** START Dataset content **
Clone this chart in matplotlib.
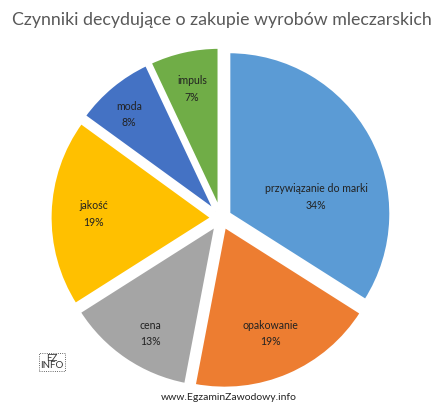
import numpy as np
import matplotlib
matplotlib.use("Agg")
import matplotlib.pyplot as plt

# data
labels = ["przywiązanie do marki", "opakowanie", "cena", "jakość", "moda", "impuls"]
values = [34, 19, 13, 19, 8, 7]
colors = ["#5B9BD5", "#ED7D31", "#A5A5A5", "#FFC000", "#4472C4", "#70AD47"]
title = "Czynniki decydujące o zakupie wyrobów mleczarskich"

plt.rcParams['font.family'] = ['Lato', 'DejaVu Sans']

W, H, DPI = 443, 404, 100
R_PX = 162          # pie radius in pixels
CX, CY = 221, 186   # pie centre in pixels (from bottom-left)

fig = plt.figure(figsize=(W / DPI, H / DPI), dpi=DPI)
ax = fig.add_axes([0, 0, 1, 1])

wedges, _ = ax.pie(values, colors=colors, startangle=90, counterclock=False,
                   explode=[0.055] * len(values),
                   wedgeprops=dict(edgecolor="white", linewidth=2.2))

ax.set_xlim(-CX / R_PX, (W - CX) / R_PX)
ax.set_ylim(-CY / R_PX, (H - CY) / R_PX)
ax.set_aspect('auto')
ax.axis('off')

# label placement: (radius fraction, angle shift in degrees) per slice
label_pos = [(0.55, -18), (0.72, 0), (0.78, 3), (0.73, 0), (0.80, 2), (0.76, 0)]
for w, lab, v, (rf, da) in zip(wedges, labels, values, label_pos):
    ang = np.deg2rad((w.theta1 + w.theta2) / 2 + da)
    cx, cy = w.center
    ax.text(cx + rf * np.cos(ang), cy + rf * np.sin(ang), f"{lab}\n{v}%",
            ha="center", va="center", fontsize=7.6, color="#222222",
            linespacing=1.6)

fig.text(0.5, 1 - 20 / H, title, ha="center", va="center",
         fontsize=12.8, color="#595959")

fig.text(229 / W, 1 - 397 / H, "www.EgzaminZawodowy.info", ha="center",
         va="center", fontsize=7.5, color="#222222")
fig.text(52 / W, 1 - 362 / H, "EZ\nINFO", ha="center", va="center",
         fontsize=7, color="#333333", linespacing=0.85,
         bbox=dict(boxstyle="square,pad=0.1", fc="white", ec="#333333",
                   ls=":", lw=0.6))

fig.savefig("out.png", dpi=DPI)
** END Dataset content **
** START Dataset content **
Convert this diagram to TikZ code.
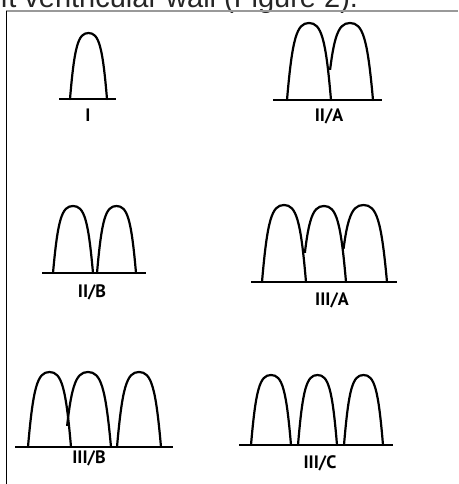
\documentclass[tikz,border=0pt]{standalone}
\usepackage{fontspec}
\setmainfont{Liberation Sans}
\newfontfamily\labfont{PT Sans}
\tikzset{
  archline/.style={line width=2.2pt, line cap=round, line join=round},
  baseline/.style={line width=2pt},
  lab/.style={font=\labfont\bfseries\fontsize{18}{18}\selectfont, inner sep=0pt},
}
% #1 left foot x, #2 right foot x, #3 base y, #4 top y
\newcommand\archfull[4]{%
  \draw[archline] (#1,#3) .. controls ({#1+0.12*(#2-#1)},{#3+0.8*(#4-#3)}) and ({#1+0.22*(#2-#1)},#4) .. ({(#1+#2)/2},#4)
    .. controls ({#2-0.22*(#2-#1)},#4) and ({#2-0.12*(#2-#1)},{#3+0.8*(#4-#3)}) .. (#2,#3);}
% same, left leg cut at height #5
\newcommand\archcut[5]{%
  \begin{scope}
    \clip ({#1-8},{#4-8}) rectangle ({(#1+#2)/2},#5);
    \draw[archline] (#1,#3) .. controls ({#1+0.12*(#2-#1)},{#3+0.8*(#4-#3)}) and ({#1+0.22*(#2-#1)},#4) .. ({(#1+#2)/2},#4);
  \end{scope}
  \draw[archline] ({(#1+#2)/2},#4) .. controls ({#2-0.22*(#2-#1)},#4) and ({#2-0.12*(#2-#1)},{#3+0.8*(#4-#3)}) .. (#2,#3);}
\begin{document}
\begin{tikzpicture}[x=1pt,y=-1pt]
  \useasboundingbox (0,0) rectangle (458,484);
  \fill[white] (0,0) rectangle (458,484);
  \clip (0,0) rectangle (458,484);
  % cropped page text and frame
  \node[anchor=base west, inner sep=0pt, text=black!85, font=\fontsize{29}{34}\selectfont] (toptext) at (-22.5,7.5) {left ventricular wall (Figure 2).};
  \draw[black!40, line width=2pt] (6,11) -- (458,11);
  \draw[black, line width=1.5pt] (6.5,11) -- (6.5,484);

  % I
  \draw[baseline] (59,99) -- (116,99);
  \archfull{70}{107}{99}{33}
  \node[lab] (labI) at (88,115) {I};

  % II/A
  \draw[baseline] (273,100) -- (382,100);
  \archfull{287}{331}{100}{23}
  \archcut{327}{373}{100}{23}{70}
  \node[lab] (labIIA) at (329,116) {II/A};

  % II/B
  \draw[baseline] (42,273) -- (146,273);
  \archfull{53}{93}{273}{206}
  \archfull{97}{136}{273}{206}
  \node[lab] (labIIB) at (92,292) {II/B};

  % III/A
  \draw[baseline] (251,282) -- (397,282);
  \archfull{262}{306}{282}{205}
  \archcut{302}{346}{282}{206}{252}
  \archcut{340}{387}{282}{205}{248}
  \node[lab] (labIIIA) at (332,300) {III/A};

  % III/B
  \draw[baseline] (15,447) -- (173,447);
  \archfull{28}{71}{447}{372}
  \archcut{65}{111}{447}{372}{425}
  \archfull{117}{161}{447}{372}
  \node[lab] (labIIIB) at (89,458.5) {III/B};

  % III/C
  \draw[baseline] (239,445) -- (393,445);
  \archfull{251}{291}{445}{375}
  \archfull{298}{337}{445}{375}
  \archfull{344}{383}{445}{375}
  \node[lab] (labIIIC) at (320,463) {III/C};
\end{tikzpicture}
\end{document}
** END Dataset content **
** START Dataset content **
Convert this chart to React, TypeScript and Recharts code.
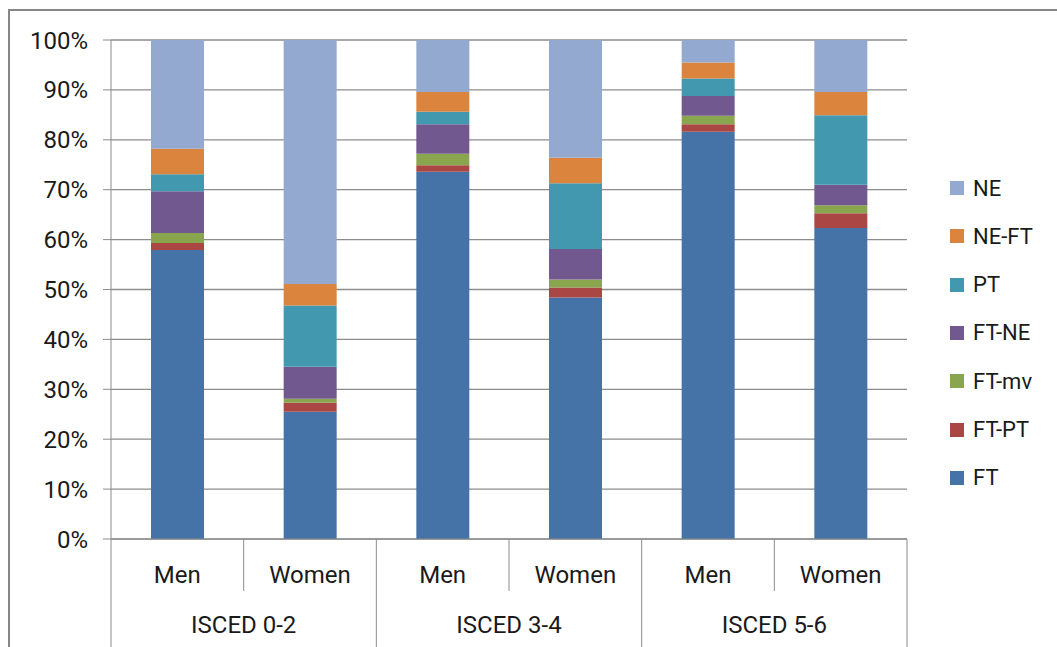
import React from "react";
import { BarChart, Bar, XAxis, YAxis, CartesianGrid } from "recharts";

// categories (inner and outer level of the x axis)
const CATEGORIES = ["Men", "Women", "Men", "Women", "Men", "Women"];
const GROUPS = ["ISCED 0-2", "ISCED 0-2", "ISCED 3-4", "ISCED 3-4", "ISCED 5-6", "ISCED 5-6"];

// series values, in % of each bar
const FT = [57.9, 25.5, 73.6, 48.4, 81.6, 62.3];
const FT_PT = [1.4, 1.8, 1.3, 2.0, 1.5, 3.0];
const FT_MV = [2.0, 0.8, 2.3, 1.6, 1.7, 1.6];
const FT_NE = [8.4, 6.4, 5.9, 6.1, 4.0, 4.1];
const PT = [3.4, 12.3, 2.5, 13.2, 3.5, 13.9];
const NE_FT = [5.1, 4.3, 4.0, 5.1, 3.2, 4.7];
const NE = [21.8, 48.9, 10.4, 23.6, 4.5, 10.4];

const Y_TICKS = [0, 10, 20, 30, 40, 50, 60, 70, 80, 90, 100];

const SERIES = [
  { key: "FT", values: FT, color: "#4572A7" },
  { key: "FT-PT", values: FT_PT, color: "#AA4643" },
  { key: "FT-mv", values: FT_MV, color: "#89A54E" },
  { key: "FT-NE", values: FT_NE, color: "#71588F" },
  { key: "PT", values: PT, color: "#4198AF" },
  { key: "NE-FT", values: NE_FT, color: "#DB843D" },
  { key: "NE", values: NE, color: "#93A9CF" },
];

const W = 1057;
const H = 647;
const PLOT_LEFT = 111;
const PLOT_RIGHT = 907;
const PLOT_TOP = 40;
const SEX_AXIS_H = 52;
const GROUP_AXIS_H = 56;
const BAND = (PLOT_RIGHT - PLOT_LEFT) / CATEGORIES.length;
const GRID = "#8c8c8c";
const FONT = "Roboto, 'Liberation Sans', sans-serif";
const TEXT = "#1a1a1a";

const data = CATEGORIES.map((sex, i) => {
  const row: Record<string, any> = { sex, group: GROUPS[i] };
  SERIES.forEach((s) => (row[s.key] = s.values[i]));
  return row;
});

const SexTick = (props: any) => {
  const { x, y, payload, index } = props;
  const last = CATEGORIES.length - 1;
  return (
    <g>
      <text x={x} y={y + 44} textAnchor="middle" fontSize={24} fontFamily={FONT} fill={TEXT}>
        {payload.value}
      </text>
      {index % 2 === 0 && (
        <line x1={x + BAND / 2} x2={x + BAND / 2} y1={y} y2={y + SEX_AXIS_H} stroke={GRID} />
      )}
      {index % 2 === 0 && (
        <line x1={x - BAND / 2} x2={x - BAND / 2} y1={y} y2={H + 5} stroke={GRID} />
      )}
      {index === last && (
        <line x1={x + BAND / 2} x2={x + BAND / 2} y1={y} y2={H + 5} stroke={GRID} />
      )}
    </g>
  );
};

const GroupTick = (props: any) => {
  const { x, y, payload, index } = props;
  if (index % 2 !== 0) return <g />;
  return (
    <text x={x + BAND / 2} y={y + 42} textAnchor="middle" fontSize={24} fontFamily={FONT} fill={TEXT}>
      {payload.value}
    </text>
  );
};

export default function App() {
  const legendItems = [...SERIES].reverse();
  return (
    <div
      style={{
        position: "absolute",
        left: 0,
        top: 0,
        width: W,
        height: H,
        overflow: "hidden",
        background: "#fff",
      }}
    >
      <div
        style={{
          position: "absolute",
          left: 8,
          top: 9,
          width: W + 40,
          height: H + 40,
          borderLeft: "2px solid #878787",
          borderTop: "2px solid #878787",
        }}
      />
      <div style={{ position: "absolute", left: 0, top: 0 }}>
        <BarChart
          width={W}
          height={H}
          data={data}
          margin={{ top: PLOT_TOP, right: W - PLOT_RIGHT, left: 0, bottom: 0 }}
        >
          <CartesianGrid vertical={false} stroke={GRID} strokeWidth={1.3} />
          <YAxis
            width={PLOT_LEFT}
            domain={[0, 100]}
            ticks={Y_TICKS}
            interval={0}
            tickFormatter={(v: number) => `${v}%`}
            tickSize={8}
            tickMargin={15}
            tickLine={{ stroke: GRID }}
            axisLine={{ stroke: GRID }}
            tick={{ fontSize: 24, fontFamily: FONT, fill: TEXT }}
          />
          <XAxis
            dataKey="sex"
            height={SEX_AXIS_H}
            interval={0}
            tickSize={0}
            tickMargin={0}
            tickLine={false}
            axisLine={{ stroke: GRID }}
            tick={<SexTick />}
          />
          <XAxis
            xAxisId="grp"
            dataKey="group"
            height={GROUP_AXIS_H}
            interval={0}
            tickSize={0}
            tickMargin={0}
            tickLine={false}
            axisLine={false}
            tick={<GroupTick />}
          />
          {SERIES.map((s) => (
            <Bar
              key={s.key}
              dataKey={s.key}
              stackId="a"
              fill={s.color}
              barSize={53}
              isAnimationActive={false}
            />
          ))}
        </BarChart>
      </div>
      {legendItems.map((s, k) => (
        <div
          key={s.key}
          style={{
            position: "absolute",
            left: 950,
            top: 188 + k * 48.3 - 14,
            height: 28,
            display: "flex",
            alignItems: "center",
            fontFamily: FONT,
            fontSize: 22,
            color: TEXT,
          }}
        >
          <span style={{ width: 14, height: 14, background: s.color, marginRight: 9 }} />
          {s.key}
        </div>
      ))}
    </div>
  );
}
** END Dataset content **
Job
Skip all pictures and retype only the stretch from the line that holds "Clone this chart in matplotlib." through the line that holds "import matplotlib.pyplot as plt", exactly as written.

Answer to this task
Clone this chart in matplotlib.
import numpy as np
import matplotlib
matplotlib.use("Agg")
import matplotlib.pyplot as plt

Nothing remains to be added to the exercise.